Write the records out again exactly, leaving no images in.

(Rows from a dataset of charts and code)
○ ○ ○

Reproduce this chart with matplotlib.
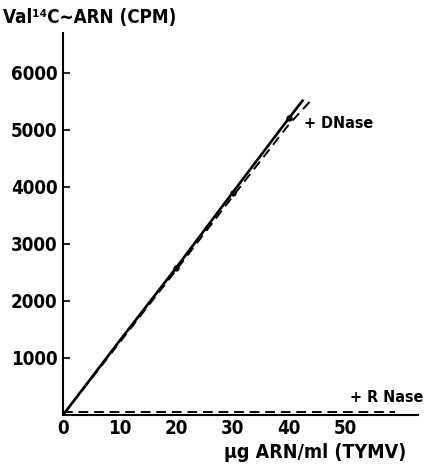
import matplotlib
matplotlib.use("Agg")
import matplotlib.pyplot as plt

# Data
control_x = [0, 10, 20, 30, 40, 42.5]
control_y = [0, 1300, 2580, 3900, 5210, 5530]
dnase_x = [0, 10, 20, 30, 40, 43.7]
dnase_y = [0, 1270, 2540, 3830, 5100, 5500]
rnase_x = [0, 10, 20, 30, 40, 50, 58.8]
rnase_y = [50, 50, 50, 50, 50, 50, 50]
marker_x = [20, 30, 40]
marker_y = [2580, 3900, 5210]
xticks = [0, 10, 20, 30, 40, 50]
yticks = [1000, 2000, 3000, 4000, 5000, 6000]

plt.rcParams['font.family'] = ["DejaVu Sans"]
plt.rcParams['font.stretch'] = 'condensed'
plt.rcParams['font.weight'] = 'bold'

fig = plt.figure(figsize=(4.29, 4.74), dpi=100)
ax = fig.add_axes([63/429, 59/474, 355/429, 382/474])

ax.plot(control_x, control_y, color='black', lw=1.9, solid_capstyle='butt')
ax.plot(marker_x, marker_y, 'o', color='black', ms=3.5)
ax.plot(dnase_x, dnase_y, color='black', lw=1.4, dashes=(5, 3))
ax.plot(rnase_x, rnase_y, color='black', lw=1.4, dashes=(5, 3))

ax.set_xlim(0, 62.8)
ax.set_ylim(0, 6700)
for s in ['top', 'right']:
    ax.spines[s].set_visible(False)
for s in ['left', 'bottom']:
    ax.spines[s].set_linewidth(1.5)
    ax.spines[s].set_color('black')

ax.set_xticks(xticks)
ax.set_xticklabels([str(v) for v in xticks], fontsize=13.5, fontweight='bold')
ax.set_yticks(yticks)
ax.set_yticklabels([str(v) for v in yticks], fontsize=13.5, fontweight='bold')
ax.tick_params(axis='y', direction='in', length=5, width=1.2, pad=4)
ax.tick_params(axis='x', length=0, pad=3)

ax.text(42.6, 5105, "+ DNase", fontsize=11.5, fontweight='bold', va='center', ha='left')
ax.text(63.7, 300, "+ R Nase", fontsize=11.5, fontweight='bold', va='center', ha='right', clip_on=False)

fig.text(315/429, 1 - 452/474, "μg ARN/ml (TYMV)", fontsize=14, fontweight='bold',
         ha='center', va='center')
fig.text(3/429, 1 - 17/474, "Val¹⁴C~ARN (CPM)", fontsize=13.5, fontweight='bold',
         ha='left', va='center')

fig.savefig("out.png", dpi=100)
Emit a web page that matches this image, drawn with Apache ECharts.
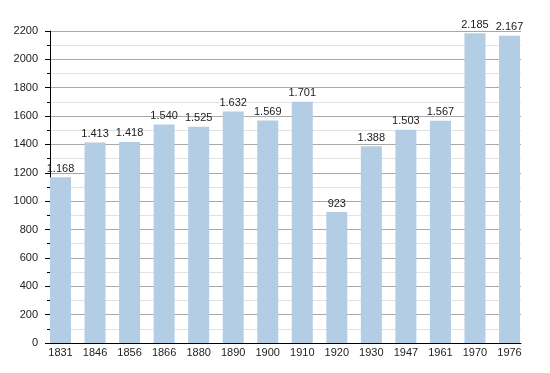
<!DOCTYPE html>
<html><head><meta charset="utf-8">
<script src="https://cdn.jsdelivr.net/npm/echarts@6/dist/echarts.min.js"></script>
<style>html,body{margin:0;padding:0;background:#fff}#c{width:550px;height:373px}</style>
</head><body><div id="c"></div>
<script>
const years = ['1831','1846','1856','1866','1880','1890','1900','1910','1920','1930','1947','1961','1970','1976'];
const population = [1168,1413,1418,1540,1525,1632,1569,1701,923,1388,1503,1567,2185,2167];
const yMin = 0, yMax = 2200, yStep = 200;

function fmt(v){ return String(v).replace(/\B(?=(\d{3})+(?!\d))/g,'.'); }

const font = 'Liberation Sans, Arial, sans-serif';
const chart = echarts.init(document.getElementById('c'), null, {renderer:'canvas'});
chart.setOption({
  animation:false,
  backgroundColor:'#fff',
  textStyle:{fontFamily:font},
  grid:[
    {left:50,right:29,top:31,bottom:30,containLabel:false},
    {left:60.5,right:40.5,top:31,bottom:30,containLabel:false}
  ],
  xAxis:[{
    gridIndex:0, type:'category', data:years,
    axisLine:{show:true,lineStyle:{color:'#000',width:1}},
    axisTick:{show:false}, axisLabel:{show:false}, splitLine:{show:false}
  },{
    gridIndex:1, type:'category', data:years, boundaryGap:false,
    axisLine:{show:false}, axisTick:{show:false},
    axisLabel:{color:'#222',fontSize:11,margin:4,fontFamily:font},
    splitLine:{show:false}
  }],
  yAxis:[{
    gridIndex:0, type:'value', min:yMin, max:yMax, interval:yStep,
    axisLine:{show:true,lineStyle:{color:'#000',width:1}},
    axisTick:{show:true,length:5,lineStyle:{color:'#000'}},
    minorTick:{show:true,splitNumber:2,length:3,lineStyle:{color:'#000'}},
    axisLabel:{color:'#222',fontSize:11,margin:12,fontFamily:font,formatter:v=>String(v)},
    splitLine:{show:true,lineStyle:{color:'#a8a8a8',width:1}},
    minorSplitLine:{show:true,lineStyle:{color:'#e2e2e2',width:1}}
  },{
    gridIndex:1, type:'value', min:yMin, max:yMax, interval:yStep, show:false,
    splitLine:{show:false}
  }],
  series:[{
    type:'bar', xAxisIndex:1, yAxisIndex:1, data:population,
    barWidth:21,
    itemStyle:{color:'#b3cde5'},
    label:{show:true,position:'top',distance:3,color:'#222',fontSize:11,fontFamily:font,formatter:p=>fmt(p.value)}
  }]
});
</script></body></html>
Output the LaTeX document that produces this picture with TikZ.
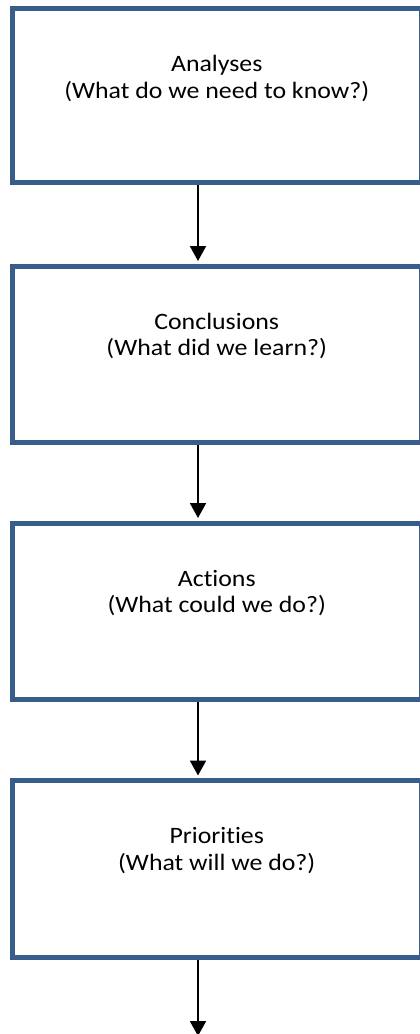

○ ○ ○

RESPONSE TO THIS EXERCISE →
Reproduce this chart with matplotlib.
import matplotlib
matplotlib.use("Agg")
import matplotlib.pyplot as plt

# Data
control_x = [0, 10, 20, 30, 40, 42.5]
control_y = [0, 1300, 2580, 3900, 5210, 5530]
dnase_x = [0, 10, 20, 30, 40, 43.7]
dnase_y = [0, 1270, 2540, 3830, 5100, 5500]
rnase_x = [0, 10, 20, 30, 40, 50, 58.8]
rnase_y = [50, 50, 50, 50, 50, 50, 50]
marker_x = [20, 30, 40]
marker_y = [2580, 3900, 5210]
xticks = [0, 10, 20, 30, 40, 50]
yticks = [1000, 2000, 3000, 4000, 5000, 6000]

plt.rcParams['font.family'] = ["DejaVu Sans"]
plt.rcParams['font.stretch'] = 'condensed'
plt.rcParams['font.weight'] = 'bold'

fig = plt.figure(figsize=(4.29, 4.74), dpi=100)
ax = fig.add_axes([63/429, 59/474, 355/429, 382/474])

ax.plot(control_x, control_y, color='black', lw=1.9, solid_capstyle='butt')
ax.plot(marker_x, marker_y, 'o', color='black', ms=3.5)
ax.plot(dnase_x, dnase_y, color='black', lw=1.4, dashes=(5, 3))
ax.plot(rnase_x, rnase_y, color='black', lw=1.4, dashes=(5, 3))

ax.set_xlim(0, 62.8)
ax.set_ylim(0, 6700)
for s in ['top', 'right']:
    ax.spines[s].set_visible(False)
for s in ['left', 'bottom']:
    ax.spines[s].set_linewidth(1.5)
    ax.spines[s].set_color('black')

ax.set_xticks(xticks)
ax.set_xticklabels([str(v) for v in xticks], fontsize=13.5, fontweight='bold')
ax.set_yticks(yticks)
ax.set_yticklabels([str(v) for v in yticks], fontsize=13.5, fontweight='bold')
ax.tick_params(axis='y', direction='in', length=5, width=1.2, pad=4)
ax.tick_params(axis='x', length=0, pad=3)

ax.text(42.6, 5105, "+ DNase", fontsize=11.5, fontweight='bold', va='center', ha='left')
ax.text(63.7, 300, "+ R Nase", fontsize=11.5, fontweight='bold', va='center', ha='right', clip_on=False)

fig.text(315/429, 1 - 452/474, "μg ARN/ml (TYMV)", fontsize=14, fontweight='bold',
         ha='center', va='center')
fig.text(3/429, 1 - 17/474, "Val¹⁴C~ARN (CPM)", fontsize=13.5, fontweight='bold',
         ha='left', va='center')

fig.savefig("out.png", dpi=100)
Emit a web page that matches this image, drawn with Apache ECharts.
<!DOCTYPE html>
<html><head><meta charset="utf-8">
<script src="https://cdn.jsdelivr.net/npm/echarts@6/dist/echarts.min.js"></script>
<style>html,body{margin:0;padding:0;background:#fff}#c{width:550px;height:373px}</style>
</head><body><div id="c"></div>
<script>
const years = ['1831','1846','1856','1866','1880','1890','1900','1910','1920','1930','1947','1961','1970','1976'];
const population = [1168,1413,1418,1540,1525,1632,1569,1701,923,1388,1503,1567,2185,2167];
const yMin = 0, yMax = 2200, yStep = 200;

function fmt(v){ return String(v).replace(/\B(?=(\d{3})+(?!\d))/g,'.'); }

const font = 'Liberation Sans, Arial, sans-serif';
const chart = echarts.init(document.getElementById('c'), null, {renderer:'canvas'});
chart.setOption({
  animation:false,
  backgroundColor:'#fff',
  textStyle:{fontFamily:font},
  grid:[
    {left:50,right:29,top:31,bottom:30,containLabel:false},
    {left:60.5,right:40.5,top:31,bottom:30,containLabel:false}
  ],
  xAxis:[{
    gridIndex:0, type:'category', data:years,
    axisLine:{show:true,lineStyle:{color:'#000',width:1}},
    axisTick:{show:false}, axisLabel:{show:false}, splitLine:{show:false}
  },{
    gridIndex:1, type:'category', data:years, boundaryGap:false,
    axisLine:{show:false}, axisTick:{show:false},
    axisLabel:{color:'#222',fontSize:11,margin:4,fontFamily:font},
    splitLine:{show:false}
  }],
  yAxis:[{
    gridIndex:0, type:'value', min:yMin, max:yMax, interval:yStep,
    axisLine:{show:true,lineStyle:{color:'#000',width:1}},
    axisTick:{show:true,length:5,lineStyle:{color:'#000'}},
    minorTick:{show:true,splitNumber:2,length:3,lineStyle:{color:'#000'}},
    axisLabel:{color:'#222',fontSize:11,margin:12,fontFamily:font,formatter:v=>String(v)},
    splitLine:{show:true,lineStyle:{color:'#a8a8a8',width:1}},
    minorSplitLine:{show:true,lineStyle:{color:'#e2e2e2',width:1}}
  },{
    gridIndex:1, type:'value', min:yMin, max:yMax, interval:yStep, show:false,
    splitLine:{show:false}
  }],
  series:[{
    type:'bar', xAxisIndex:1, yAxisIndex:1, data:population,
    barWidth:21,
    itemStyle:{color:'#b3cde5'},
    label:{show:true,position:'top',distance:3,color:'#222',fontSize:11,fontFamily:font,formatter:p=>fmt(p.value)}
  }]
});
</script></body></html>
Output the LaTeX document that produces this picture with TikZ.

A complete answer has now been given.